After Specialist Maurio received his bachelor degree in jazz performance from the University of Southern Maine, he is continuing his education at the U. Mass., where he is working on a master's degree in jazz composition and arranging.

Specialist Charles is working on his undergraduate degree in music education from U. Mass., while he takes every opportunity he can to play.

Alongside their student schedules, both joined the Army National Guard and play the trumpet in their military bands.

However on the Airmen of Note's 2010 Fall Tour across Rhode Island, Massachusetts, New York and Pennsylvania, they made time to meet up with the musicians who inspired them to join the service and pursue their music education and career seriously.

"Since they were in our area and a few of us knew the members from previous visits, we figured 'this is a Veteran's Day concert, and we're all in the service, maybe we can meet up and do something afterward,'" said Specialist Charles.

"It's sort of other-worldly." said Specialist Maurio. "To get to sit down and share a meal and chat with them this time, that is something that musicians sort of droll and dream about because it is rare that we get to meet the people that we idolize and admire."

During the Note's annual tours, they take the time to meet with new musicians and students, and follow up with those they have met in the past.

"We have always enjoyed the educational outreach part of our job," said Sergeant Burns. "Actually because most of us probably heard this band when we were in high school and college."

"Every member of that band wants everyone else to grow as musicians because this is our job and our environment really requires us to work together," said Specialist Charles. "Those guys know that. They have an opportunity when they are working with students, or speaking with students, to help us grow, and I think they do that very genuinely too."

"When I was that age, going to these concerts, talking to musicians, learning from teachers, having moments of inspiration, like when I was a freshman in college and I heard the Airmen of Note near my hometown, I was just blown away with the band," said Sergeant Burns. "It was a couple of moments like that that never leaves your memory. At that age I never thought, 'I am definitely going to do that,' but it always put that thing in the back of my mind that, 'that would be an awesome job.'"

There is something special about getting to pass on that inspiration to younger generations, said Sergeant Burns, and because the music world is so "tight-knit" it is fun to keep up with people.

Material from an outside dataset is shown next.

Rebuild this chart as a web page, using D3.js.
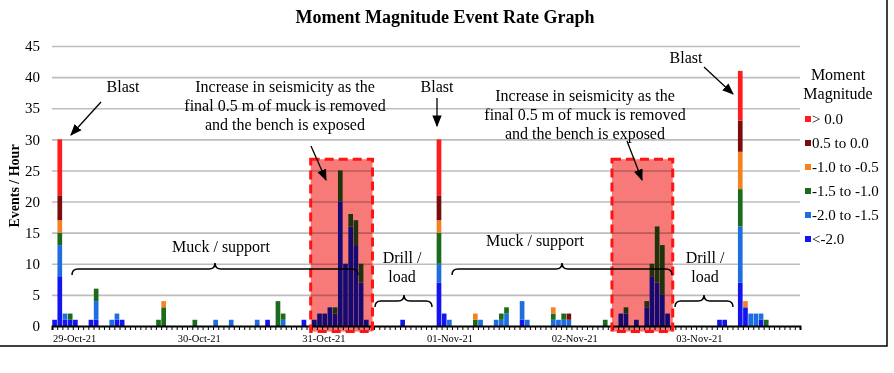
<!doctype html>
<html>
<head>
<meta charset="utf8">
<title>Moment Magnitude Event Rate Graph</title>
<script src="https://cdn.jsdelivr.net/npm/d3@7"></script>
<style>
    body { margin: 0; background: #fff; }
    svg text { font-family: "Liberation Serif", "DejaVu Serif", serif; fill: #000; }
</style>
</head>
<body>
<div id="board"></div>
<script>
"use strict";
// hours since 29-Oct-21 00:00 that have events (all other hours are empty)
const hours = [0,1,2,3,4,7,8,11,12,13,20,21,
               27,31,34,39,41,43,44,
               48,50,51,52,53,54,55,56,57,58,59,60,67,
               74,75,76,81,82,85,86,87,90,91,
               96,97,98,99,106,109,110,112,114,115,116,117,118,
               128,129,132,133,134,135,136,137];
// events per hour for each magnitude bin, same order as hours
const lt20 = [1,8,1,1,1,1,1,0,1,1,0,0,
              0,0,0,0,1,0,0,
              1,1,2,2,3,2,20,10,16,13,7,1,1,
              7,2,0,0,0,0,0,0,1,0,
              0,0,0,0,0,2,2,1,3,8,7,5,2,
              1,1,7,3,0,0,1,0];
const m20  = [0,5,1,0,0,0,3,1,1,0,0,0,
              0,1,1,1,0,0,1,
              0,0,0,0,0,0,0,0,0,0,0,0,0,
              3,0,1,0,1,1,1,2,3,1,
              1,1,1,1,0,0,0,0,0,0,0,0,0,
              0,0,9,0,2,2,1,0];
const m15  = [0,2,0,1,0,0,2,0,0,0,1,3,
              1,0,0,0,0,4,1,
              0,0,0,0,0,1,5,0,2,4,3,0,0,
              5,0,0,1,0,0,1,1,0,0,
              1,0,1,0,1,0,1,0,1,2,9,8,0,
              0,0,6,0,0,0,0,1];
const m10  = [0,2,0,0,0,0,0,0,0,0,0,1,
              0,0,0,0,0,0,0,
              0,0,0,0,0,0,0,0,0,0,0,0,0,
              2,0,0,1,0,0,0,0,0,0,
              1,0,0,0,0,0,0,0,0,0,0,0,0,
              0,0,6,1,0,0,0,0];
const m05  = [0,4,0,0,0,0,0,0,0,0,0,0,
              0,0,0,0,0,0,0,
              0,0,0,0,0,0,0,0,0,0,0,0,0,
              4,0,0,0,0,0,0,0,0,0,
              0,0,0,1,0,0,0,0,0,0,0,0,0,
              0,0,5,0,0,0,0,0];
const gt0  = [0,9,0,0,0,0,0,0,0,0,0,0,
              0,0,0,0,0,0,0,
              0,0,0,0,0,0,0,0,0,0,0,0,0,
              9,0,0,0,0,0,0,0,0,0,
              0,0,0,0,0,0,0,0,0,0,0,0,0,
              0,0,8,0,0,0,0,0];

const seriesKeys   = ["lt20", "m20", "m15", "m10", "m05", "gt0"];
const seriesNames  = ["<-2.0", "-2.0 to -1.5", "-1.5 to -1.0", "-1.0 to -0.5", "0.5 to 0.0", "> 0.0"];
const seriesColors = ["#1414f0", "#1f6ee0", "#1c6a1c", "#f5821f", "#7a0c0c", "#ff1c1c"];
const dayLabels = ["29-Oct-21", "30-Oct-21", "31-Oct-21", "01-Nov-21", "02-Nov-21", "03-Nov-21"];
const yTicks = [0, 5, 10, 15, 20, 25, 30, 35, 40, 45];
const numHours = 144;
// highlighted periods (hour ranges) and their top value
const boxes = [[49.8, 61.7], [107.8, 119.5]];
const boxTop = 26.8, boxBottom = -0.9;

const _width = 894, _height = 373;
const plotLeft = 52, plotRight = 800, plotTop = 46, plotBottom = 326;

var svg = d3.select("#board").append("svg")
    .attr("width", _width).attr("height", _height);
svg.append("rect").attr("width", _width).attr("height", _height).attr("fill", "#fff");

// full hourly table
const series = {lt20, m20, m15, m10, m05, gt0};
const table = d3.range(numHours).map(h => {
    const k = hours.indexOf(h);
    const row = {hour: h};
    seriesKeys.forEach(s => row[s] = k < 0 ? 0 : series[s][k]);
    return row;
});

const xBand = d3.scaleBand().domain(d3.range(numHours)).range([plotLeft, plotRight]).paddingInner(0.1).paddingOuter(0.05);
const xHour = d3.scaleLinear().domain([0, numHours]).range([plotLeft, plotRight]);
const y = d3.scaleLinear().domain([0, 45]).range([plotBottom, plotTop]);

// gridlines
svg.append("g")
    .attr("transform", "translate(" + plotLeft + ",0)")
    .call(d3.axisLeft(y).tickValues(yTicks.slice(1)).tickSize(-(plotRight - plotLeft)).tickFormat(""))
    .call(g => g.select(".domain").remove())
    .call(g => g.selectAll("line").attr("stroke", "#bdbdbd").attr("stroke-width", 1.6));

// y tick labels
svg.append("g").selectAll("text")
    .data(yTicks).enter().append("text")
    .attr("x", 40).attr("y", d => y(d)).attr("dy", "0.35em")
    .attr("text-anchor", "end").style("font-size", "15px")
    .text(d => d);

// stacked bars
const stacked = d3.stack().keys(seriesKeys)(table);
svg.append("g").selectAll("g")
    .data(stacked).enter().append("g")
    .attr("fill", (d, i) => seriesColors[i])
    .selectAll("rect")
    .data(d => d.filter(p => p[1] > p[0])).enter().append("rect")
    .attr("x", d => xBand(d.data.hour))
    .attr("width", xBand.bandwidth())
    .attr("y", d => y(d[1]))
    .attr("height", d => y(d[0]) - y(d[1]));

// x axis: hourly ticks
svg.append("g")
    .attr("transform", "translate(0," + plotBottom + ")")
    .call(d3.axisBottom(xHour).tickValues(d3.range(0, numHours + 1)).tickSize(4).tickFormat(""))
    .call(g => g.select(".domain").attr("stroke", "#000").attr("stroke-width", 2))
    .call(g => g.selectAll("line").attr("stroke", "#000").attr("stroke-width", 1));

svg.append("g").selectAll("text")
    .data(dayLabels).enter().append("text")
    .attr("x", (d, i) => xHour(i * 24) + 1).attr("y", 342)
    .style("font-size", "10.5px")
    .text(d => d);

// highlighted boxes
svg.append("g").selectAll("rect")
    .data(boxes).enter().append("rect")
    .attr("x", d => xHour(d[0])).attr("width", d => xHour(d[1]) - xHour(d[0]))
    .attr("y", y(boxTop)).attr("height", y(boxBottom) - y(boxTop))
    .attr("fill", "#f87a78")
    .style("mix-blend-mode", "multiply");
svg.append("g").selectAll("rect")
    .data(boxes).enter().append("rect")
    .attr("x", d => xHour(d[0])).attr("width", d => xHour(d[1]) - xHour(d[0]))
    .attr("y", y(boxTop)).attr("height", y(boxBottom) - y(boxTop))
    .attr("fill", "none").attr("stroke", "#ff1414").attr("stroke-width", 3)
    .attr("stroke-dasharray", "9,5");

// title and y label
svg.append("text").attr("x", 445).attr("y", 23).attr("text-anchor", "middle")
    .style("font-size", "18px").style("font-weight", "bold")
    .text("Moment Magnitude Event Rate Graph");
svg.append("text").attr("transform", "translate(19,186) rotate(-90)").attr("text-anchor", "middle")
    .style("font-size", "14px").style("font-weight", "bold")
    .text("Events / Hour");

// arrows
svg.append("defs").append("marker")
    .attr("id", "arrow").attr("viewBox", "0 0 10 10").attr("refX", 9).attr("refY", 5)
    .attr("markerWidth", 9).attr("markerHeight", 9).attr("orient", "auto")
    .append("path").attr("d", "M0,1 L10,5 L0,9 z").attr("fill", "#000");

const arrows = [[101, 102, 71, 135], [311, 146, 326, 180], [437, 98, 437, 126],
                [627, 141, 642, 180], [704, 67, 733, 94]];
svg.append("g").selectAll("line")
    .data(arrows).enter().append("line")
    .attr("x1", d => d[0]).attr("y1", d => d[1]).attr("x2", d => d[2]).attr("y2", d => d[3])
    .attr("stroke", "#000").attr("stroke-width", 1.3).attr("marker-end", "url(#arrow)");

// annotation text
function label(x, y0, lines, size) {
    const t = svg.append("text").attr("text-anchor", "middle").style("font-size", size);
    lines.forEach((s, i) => t.append("tspan").attr("x", x).attr("y", y0 + i * 19).text(s));
}
label(123, 92, ["Blast"], "16px");
label(437, 92, ["Blast"], "16px");
label(686, 63, ["Blast"], "16px");
label(285, 92, ["Increase in seismicity as the", "final 0.5 m of muck is removed", "and the bench is exposed"], "16px");
label(585, 101, ["Increase in seismicity as the", "final 0.5 m of muck is removed", "and the bench is exposed"], "16px");
label(221, 252, ["Muck / support"], "16px");
label(535, 246, ["Muck / support"], "16px");
label(402, 263, ["Drill /", "load"], "16px");
label(705, 263, ["Drill /", "load"], "16px");

// curly braces
function brace(x1, x2, xm, yb, d) {
    const p = "M" + x1 + "," + (yb + d) + " Q" + x1 + "," + yb + " " + (x1 + d) + "," + yb +
        " L" + (xm - d) + "," + yb + " Q" + xm + "," + yb + " " + xm + "," + (yb - d) +
        " Q" + xm + "," + yb + " " + (xm + d) + "," + yb +
        " L" + (x2 - d) + "," + yb + " Q" + x2 + "," + yb + " " + x2 + "," + (yb + d);
    svg.append("path").attr("d", p).attr("fill", "none").attr("stroke", "#000").attr("stroke-width", 1.5);
}
brace(72, 358, 215, 269, 6);
brace(375, 432, 404, 301, 6);
brace(452, 672, 562, 269, 6);
brace(675, 733, 704, 301, 6);

// legend
label(838, 80, ["Moment", "Magnitude"], "16px");
const legendOrder = d3.range(seriesKeys.length).reverse();
const lg = svg.append("g").selectAll("g")
    .data(legendOrder).enter().append("g")
    .attr("transform", (d, i) => "translate(805," + (119 + i * 24) + ")");
lg.append("rect").attr("x", 0).attr("y", -3).attr("width", 6).attr("height", 6)
    .attr("fill", d => seriesColors[d]);
lg.append("text").attr("x", 7).attr("y", 5).style("font-size", "15px")
    .text(d => seriesNames[d]);

// chart frame (right and bottom edges)
svg.append("path").attr("d", "M887,0 L887,346 L0,346")
    .attr("fill", "none").attr("stroke", "#000").attr("stroke-width", 1.5);
</script>
</body>
</html>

"There is a genuine interest from the Airmen in helping people get to where they want to be musically and professionally," said Specialist Maurio. "They wish well on people. They are not opposed to sharing information. They are all really outstanding people as well."

"They are in the same line of work that I am both as a musician and in the military," said Specialist Maurio, "and that's sort of a little hope and inspiration as far as what is possible to achieve, both as a musician and in the service.

"From the time I was a little kid," said Specialist Maurio. "I cannot remember a time where I didn't want to be a professional musician but more specifically, from the military end, I don't think I have every really considered that until I saw the Airmen play. "

The two, from different states with different stories of their careers, have a few things in common: the instruments they play, their service to their country, their college were they study, and the group of musicians who inspired them.